Posted on 11/01/2021 8:15:53 PM PDT by CheshireTheCat
A friend wrote me about her dilemma. She owns a company employing hundreds of people and is a staunch critic of that-which-shall-not-be-named. She said she has been trying to fly under the radar until sanity is restored, but with looming mandates for large employers, the radar will soon turn on her. What will she do?
I will share with you the inner monologue that her note provoked in me.
A return to sanity? Sanity will not be restored for us by others. We are the ones that must restore it. We cannot wait for others to be brave on our behalf. We are here in this initiatory moment to choose who we are. The choice of whether to capitulate or to act is a declaration: Who am I to be? What is the world to be?
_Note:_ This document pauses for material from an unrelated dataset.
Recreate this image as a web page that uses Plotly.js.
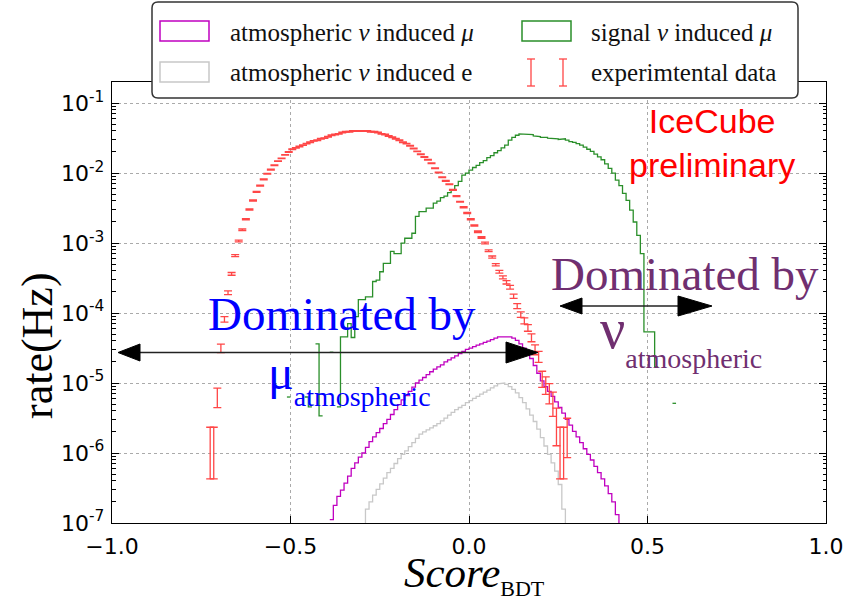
<!DOCTYPE html>
<html><head><meta charset="utf-8">
<script src="https://cdn.plot.ly/plotly-3.0.1.min.js"></script>
<style>html,body{margin:0;padding:0;background:#fff}#chart{width:853px;height:605px}</style>
</head><body><div id="chart"></div>
<script>
// ---------------- data ----------------
const binWidth = 0.01;

// experimental data: first bin centre and rates (Hz)
const dataFirstCenter = -0.725;
const dataRate = [
 1.38e-6,1.38e-6,6.46e-6,3.16e-5,8.13e-5,1.95e-4,3.63e-4,6.61e-4,1.07e-3,1.55e-3,
 2.19e-3,3.02e-3,4.07e-3,5.37e-3,6.61e-3,8.13e-3,9.77e-3,1.12e-2,1.29e-2,1.48e-2,
 1.62e-2,1.82e-2,2.00e-2,2.19e-2,2.29e-2,2.40e-2,2.51e-2,2.63e-2,2.75e-2,2.88e-2,
 2.95e-2,3.09e-2,3.16e-2,3.31e-2,3.47e-2,3.55e-2,3.63e-2,3.80e-2,3.89e-2,3.89e-2,
 3.98e-2,3.98e-2,3.98e-2,3.98e-2,3.98e-2,3.89e-2,3.89e-2,3.80e-2,3.63e-2,3.55e-2,
 3.39e-2,3.24e-2,3.09e-2,2.95e-2,2.75e-2,2.63e-2,2.45e-2,2.24e-2,2.04e-2,1.86e-2,
 1.70e-2,1.55e-2,1.38e-2,1.17e-2,1.02e-2,8.71e-3,7.76e-3,6.92e-3,5.75e-3,4.68e-3,
 3.89e-3,3.24e-3,2.69e-3,2.19e-3,1.78e-3,1.45e-3,1.20e-3,1.00e-3,7.76e-4,6.31e-4,
 4.90e-4,3.89e-4,3.24e-4,2.75e-4,2.34e-4,1.74e-4,1.26e-4,9.55e-5,7.76e-5,6.17e-5,
 4.47e-5,3.02e-5,2.40e-5,1.17e-5,9.55e-6,7.41e-6,5.37e-6,2.82e-6,1.38e-6,1.38e-6,
 2.00e-6
];
// relative statistical error of each data point
const dataRelErr = [
 0.69,0.69,0.31,0.14,0.09,0.06,0.045,0.035,0.03,0.025,
 0.02,0.02,0.02,0.015,0.015,0.015,0.012,0.012,0.01,0.01,
 0.01,0.01,0.01,0.01,0.01,0.01,0.01,0.01,0.01,0.01,
 0.01,0.01,0.01,0.01,0.01,0.01,0.01,0.01,0.01,0.01,
 0.01,0.01,0.01,0.01,0.01,0.01,0.01,0.01,0.01,0.01,
 0.01,0.01,0.01,0.01,0.01,0.01,0.01,0.01,0.01,0.01,
 0.01,0.01,0.01,0.012,0.012,0.012,0.015,0.015,0.015,0.015,
 0.015,0.02,0.02,0.02,0.02,0.025,0.025,0.03,0.03,0.035,
 0.04,0.045,0.05,0.055,0.06,0.07,0.08,0.09,0.10,0.11,
 0.13,0.16,0.18,0.26,0.28,0.32,0.38,0.55,0.69,0.69,
 0.57
];

// atmospheric nu induced mu (histogram, first bin left edge)
const muAtmFirstEdge = -0.39;
const muAtmRate = [
 1.12e-7,1.78e-7,2.40e-7,2.95e-7,3.72e-7,4.68e-7,6.03e-7,7.24e-7,8.71e-7,1.00e-6,
 1.20e-6,1.45e-6,1.70e-6,1.95e-6,2.24e-6,2.63e-6,3.02e-6,3.55e-6,4.17e-6,4.90e-6,
 5.75e-6,6.61e-6,7.59e-6,8.71e-6,1.00e-5,1.10e-5,1.20e-5,1.32e-5,1.45e-5,1.58e-5,
 1.70e-5,1.82e-5,2.00e-5,2.14e-5,2.29e-5,2.45e-5,2.63e-5,2.82e-5,3.02e-5,3.16e-5,
 3.31e-5,3.47e-5,3.63e-5,3.80e-5,3.98e-5,4.17e-5,4.37e-5,4.57e-5,4.68e-5,4.68e-5,
 4.57e-5,4.37e-5,4.07e-5,3.63e-5,3.16e-5,2.75e-5,2.24e-5,1.78e-5,1.38e-5,1.07e-5,
 8.91e-6,7.59e-6,6.46e-6,5.37e-6,4.47e-6,3.72e-6,3.02e-6,2.51e-6,2.04e-6,1.70e-6,
 1.41e-6,1.15e-6,9.55e-7,7.94e-7,6.46e-7,5.25e-7,4.27e-7,3.39e-7,2.63e-7,2.00e-7,
 1.32e-7,7.9e-8
];

// atmospheric nu induced e
const eAtmFirstEdge = -0.30;
const eAtmRate = [
 8.9e-8,1.58e-7,2.00e-7,2.51e-7,3.02e-7,3.63e-7,4.37e-7,5.25e-7,6.03e-7,7.08e-7,
 8.32e-7,9.55e-7,1.07e-6,1.23e-6,1.41e-6,1.62e-6,1.86e-6,2.00e-6,2.14e-6,2.29e-6,
 2.45e-6,2.63e-6,2.88e-6,3.16e-6,3.47e-6,3.80e-6,4.17e-6,4.47e-6,4.79e-6,5.25e-6,
 5.62e-6,6.03e-6,6.46e-6,6.92e-6,7.41e-6,7.94e-6,8.51e-6,9.12e-6,9.77e-6,1.00e-5,
 9.55e-6,8.91e-6,8.13e-6,7.24e-6,6.17e-6,5.25e-6,4.27e-6,3.47e-6,2.82e-6,2.19e-6,
 1.66e-6,1.26e-6,9.55e-7,7.24e-7,5.50e-7,3.55e-7,1.58e-7,7.9e-8
];

// signal nu induced mu (null = empty bin)
const sigFirstEdge = -0.51;
const sigRate = [
 6.31e-6,null,null,null,null,6.31e-6,4.57e-6,null,3.63e-5,3.39e-6,
 null,null,2.75e-5,null,4.57e-6,4.57e-5,4.57e-5,7.08e-5,4.47e-5,8.91e-5,
 1.55e-4,1.55e-4,1.70e-4,1.70e-4,2.82e-4,2.95e-4,3.89e-4,5.13e-4,5.13e-4,7.59e-4,
 7.08e-4,7.08e-4,1.00e-3,1.17e-3,1.17e-3,1.38e-3,2.40e-3,2.82e-3,2.82e-3,3.16e-3,
 3.16e-3,3.72e-3,3.98e-3,4.47e-3,4.68e-3,5.25e-3,5.75e-3,6.61e-3,7.59e-3,9.33e-3,
 1.00e-2,1.10e-2,1.20e-2,1.29e-2,1.41e-2,1.51e-2,1.66e-2,1.78e-2,1.95e-2,2.09e-2,
 2.29e-2,2.51e-2,2.95e-2,3.24e-2,3.47e-2,3.63e-2,3.63e-2,3.55e-2,3.55e-2,3.39e-2,
 3.31e-2,3.24e-2,3.24e-2,3.16e-2,3.16e-2,3.09e-2,3.02e-2,3.09e-2,2.95e-2,2.82e-2,
 2.75e-2,2.63e-2,2.51e-2,2.34e-2,2.19e-2,2.04e-2,1.86e-2,1.70e-2,1.55e-2,1.35e-2,
 1.17e-2,1.00e-2,7.94e-3,6.61e-3,5.13e-3,4.07e-3,2.95e-3,2.00e-3,1.29e-3,7.08e-4,
 5.37e-5,5.37e-5,5.37e-5,1.70e-5,null,null,null,null,5.13e-6
];

const xTickVals = [-1, -0.5, 0, 0.5, 1];
const xTickText = ['\u22121.0', '\u22120.5', '0.0', '0.5', '1.0'];
const yTickVals = [1e-7, 1e-6, 1e-5, 1e-4, 1e-3, 1e-2, 1e-1];
const yTickText = ['10<sup>-7</sup>','10<sup>-6</sup>','10<sup>-5</sup>','10<sup>-4</sup>','10<sup>-3</sup>','10<sup>-2</sup>','10<sup>-1</sup>'];

// ---------------- helpers ----------------
function stepLine(firstEdge, rates) {
  const xs = [], ys = [];
  let prev = null;
  rates.forEach((v, i) => {
    const l = +(firstEdge + i * binWidth).toFixed(4);
    const r = +(l + binWidth).toFixed(4);
    if (v === null) { if (prev !== null) { xs.push(null); ys.push(null); } prev = null; return; }
    xs.push(l); ys.push(v); xs.push(r); ys.push(v);
    prev = v;
  });
  return {x: xs, y: ys};
}
const dataX = dataRate.map((_, i) => +(dataFirstCenter + i * binWidth).toFixed(4));
const dataErr = dataRate.map((v, i) => v * dataRelErr[i]);

const RED = 'rgb(255,70,70)', MAG = '#c000c0', GRN = '#2a8f2a', GRY = '#c8c8c8';
const mu = stepLine(muAtmFirstEdge, muAtmRate);
const ee = stepLine(eAtmFirstEdge, eAtmRate);
const sg = stepLine(sigFirstEdge, sigRate);

const traces = [
  {x: ee.x, y: ee.y, mode: 'lines', line: {color: GRY, width: 1.3}, connectgaps: false, hoverinfo: 'skip'},
  {x: mu.x, y: mu.y, mode: 'lines', line: {color: MAG, width: 1.3}, connectgaps: false, hoverinfo: 'skip'},
  {x: sg.x, y: sg.y, mode: 'lines', line: {color: GRN, width: 1.3}, connectgaps: false, hoverinfo: 'skip'},
  {x: dataX, y: dataRate, mode: 'markers', marker: {size: 2, color: 'rgba(0,0,0,0)'},
   error_y: {type: 'data', array: dataErr, visible: true, color: RED, thickness: 1.3, width: 4}, hoverinfo: 'skip'}
];

// pixel -> paper helpers (plot area: x 112..826, y 82..523)
const PL = 112, PR = 826, PT = 82, PB = 523;
const px = v => (v - PL) / (PR - PL);
const py = v => (PB - v) / (PB - PT);

const shapes = [];
const annotations = [];
function ann(text, x, y, opts) {
  annotations.push(Object.assign({text: text, x: px(x), y: py(y), xref: 'paper', yref: 'paper', showarrow: false}, opts));
}
function tri(x1, y1, x2, y2, x3, y3) {
  shapes.push({type: 'path', xref: 'paper', yref: 'paper', layer: 'above',
    path: `M${px(x1)},${py(y1)} L${px(x2)},${py(y2)} L${px(x3)},${py(y3)} Z`,
    fillcolor: '#000', line: {color: '#000', width: 1}});
}
function seg(x1, y1, x2, y2, color, w) {
  shapes.push({type: 'line', xref: 'paper', yref: 'paper', layer: 'above',
    x0: px(x1), y0: py(y1), x1: px(x2), y1: py(y2), line: {color: color, width: w}});
}
function box(x1, y1, x2, y2, color, w) {
  shapes.push({type: 'rect', xref: 'paper', yref: 'paper', layer: 'above',
    x0: px(x1), y0: py(y1), x1: px(x2), y1: py(y2), line: {color: color, width: w}, fillcolor: 'rgba(0,0,0,0)'});
}

// legend frame with rounded corners
(function(){
  const x0 = 152, x1 = 798, y0 = 2, y1 = 98, r = 6;
  const P = (a, b) => `${px(a)},${py(b)}`;
  const path = `M${P(x0+r,y0)} L${P(x1-r,y0)} Q${P(x1,y0)} ${P(x1,y0+r)} L${P(x1,y1-r)} Q${P(x1,y1)} ${P(x1-r,y1)} L${P(x0+r,y1)} Q${P(x0,y1)} ${P(x0,y1-r)} L${P(x0,y0+r)} Q${P(x0,y0)} ${P(x0+r,y0)} Z`;
  shapes.push({type: 'path', xref: 'paper', yref: 'paper', layer: 'above', path: path,
    fillcolor: '#fff', line: {color: '#333', width: 1.5}});
})();
box(160, 21, 209, 41, MAG, 1.5);
box(160, 62, 209, 82, GRY, 1.5);
box(522, 21, 571, 41, GRN, 1.5);
[531, 563].forEach(x => {
  seg(x, 59, x, 86, RED, 1.3);
  seg(x - 4, 59, x + 4, 59, RED, 1.3);
  seg(x - 4, 86, x + 4, 86, RED, 1.3);
});
const legFont = {family: 'Liberation Serif', size: 25, color: '#111'};
ann('atmospheric <i>\u03bd</i> induced <i>\u03bc</i>', 228, 32, {xanchor: 'left', yanchor: 'middle', font: legFont});
ann('atmospheric <i>\u03bd</i> induced e', 228, 73, {xanchor: 'left', yanchor: 'middle', font: legFont});
ann('signal <i>\u03bd</i> induced <i>\u03bc</i>', 589, 32, {xanchor: 'left', yanchor: 'middle', font: legFont});
ann('experimtental data', 589, 73, {xanchor: 'left', yanchor: 'middle', font: legFont});

// arrows
seg(122, 352.5, 520, 352.5, '#222', 1.5);
tri(118, 352.5, 140, 344, 140, 361);
tri(538, 352.5, 506, 342, 506, 363);
seg(565, 306, 700, 306, '#222', 1.5);
tri(560, 306, 582, 298, 582, 314);
tri(712, 306, 678, 296, 678, 316);

// text annotations
const BLUE = '#0000ff', PURP = '#702f70';
ann('Dominated by', 342, 314, {xanchor: 'center', yanchor: 'middle', font: {family: 'Liberation Serif', size: 47, color: BLUE}});
ann('\u03bc<sub><sub><span style="font-size:28px">atmospheric</span></sub></sub>', 266, 379,
    {xanchor: 'left', yanchor: 'middle', font: {family: 'Liberation Serif', size: 48, color: BLUE}});
ann('Dominated by', 685, 274, {xanchor: 'center', yanchor: 'middle', font: {family: 'Liberation Serif', size: 47, color: PURP}});
ann('\u03bd<sub><sub><span style="font-size:28px">atmospheric</span></sub></sub>', 598, 336,
    {xanchor: 'left', yanchor: 'middle', font: {family: 'Liberation Serif', size: 56, color: PURP}});
ann('IceCube<br>preliminary', 712, 143, {xanchor: 'center', yanchor: 'middle', font: {family: 'Liberation Sans', size: 34, color: '#ff0000'}});

// axis titles
ann('rate(Hz)', 37, 346, {xanchor: 'center', yanchor: 'middle', textangle: -90, font: {family: 'Liberation Serif', size: 44, color: '#000'}});
ann('<i>Score</i><sub><span style="font-size:22px">BDT</span></sub>', 474, 575, {xanchor: 'center', yanchor: 'middle', font: {family: 'Liberation Serif', size: 43, color: '#000'}});

// minor ticks on log axis (2..9 per decade)
const minorVals = [];
for (let d = -7; d < 0; d++) for (let m = 2; m <= 9; m++) minorVals.push(m * Math.pow(10, d));

const layout = {
  width: 853, height: 605,
  margin: {l: PL, r: 853 - PR, t: PT, b: 605 - PB, pad: 0},
  paper_bgcolor: '#fff', plot_bgcolor: '#fff', showlegend: false,
  xaxis: {range: [-1, 1], tickmode: 'array', tickvals: xTickVals, ticktext: xTickText,
    ticks: 'inside', ticklen: 7, tickwidth: 1, tickcolor: '#000',
    showline: true, linecolor: '#000', linewidth: 1.3, mirror: 'ticks',
    showgrid: true, gridcolor: '#aaaaaa', griddash: 'dot', gridwidth: 1, zeroline: false,
    tickfont: {family: 'DejaVu Sans', size: 22, color: '#000'}, ticklabelstandoff: 3},
  yaxis: {type: 'log', range: [-7, Math.log10(0.2)], tickmode: 'array', tickvals: yTickVals, ticktext: yTickText,
    ticks: 'inside', ticklen: 7, tickwidth: 1, tickcolor: '#000',
    minor: {tickvals: minorVals, ticks: 'inside', ticklen: 3.5, tickcolor: '#000', showgrid: false},
    showline: true, linecolor: '#000', linewidth: 1.3, mirror: 'ticks',
    showgrid: true, gridcolor: '#aaaaaa', griddash: 'dot', gridwidth: 1, zeroline: false,
    tickfont: {family: 'DejaVu Sans', size: 22, color: '#000'}, ticklabelstandoff: 2},
  shapes: shapes, annotations: annotations
};

Plotly.newPlot('chart', traces, layout, {staticPlot: true, displayModeBar: false});
</script>
</body></html>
Am I serious enough about my vision for the world to risk my security for it? That is not a challenge meant to goad myself into action. It is simply true. Through my choice, I will know myself as I am. I will become as I choose. The rehearsal is over.
Many people trust the authorities and willingly comply with their rules. They face no dilemma, no initiatory moment, no self-defining world-creating choice point, not yet.
But as the authorities’ narratives devolve into absurdity and their rules devolve into oppression, more and more of us face this choice:
To live your truth out loud, or To live by a lie, consoling yourself with secret protest. To do what you know is right, or To cave in to the pressure, consoling yourself with words you don’t believe. “I had no choice.”
Yes, for many of us it has come to such a choice. The rehearsal is over.....
(Excerpt) Read more at charleseisenstein.substack.com ...
Tell OSHA to F off and get your lawyers ready for court. OSHA should never have any legal authority unless it is directly voted on by congress, item by item.
“I will share with you the inner monologue...” Thank you for sharing. I pity the person stuck in this boring inner monologue that lacks reason, hope and facts. The only way out the boring inner monologue is to look up the term “despair” in the dictionary.
1. Go to great lengths to make announcements about the OSHA requirements, but ignore them.
2. Grant religious exemptions to anyone who asks for one.
3. Sell the company.
4. Fire all democrats until you are down to 99 employees.
5. Split the company into subsidiaries, so not one has more than 99 employees.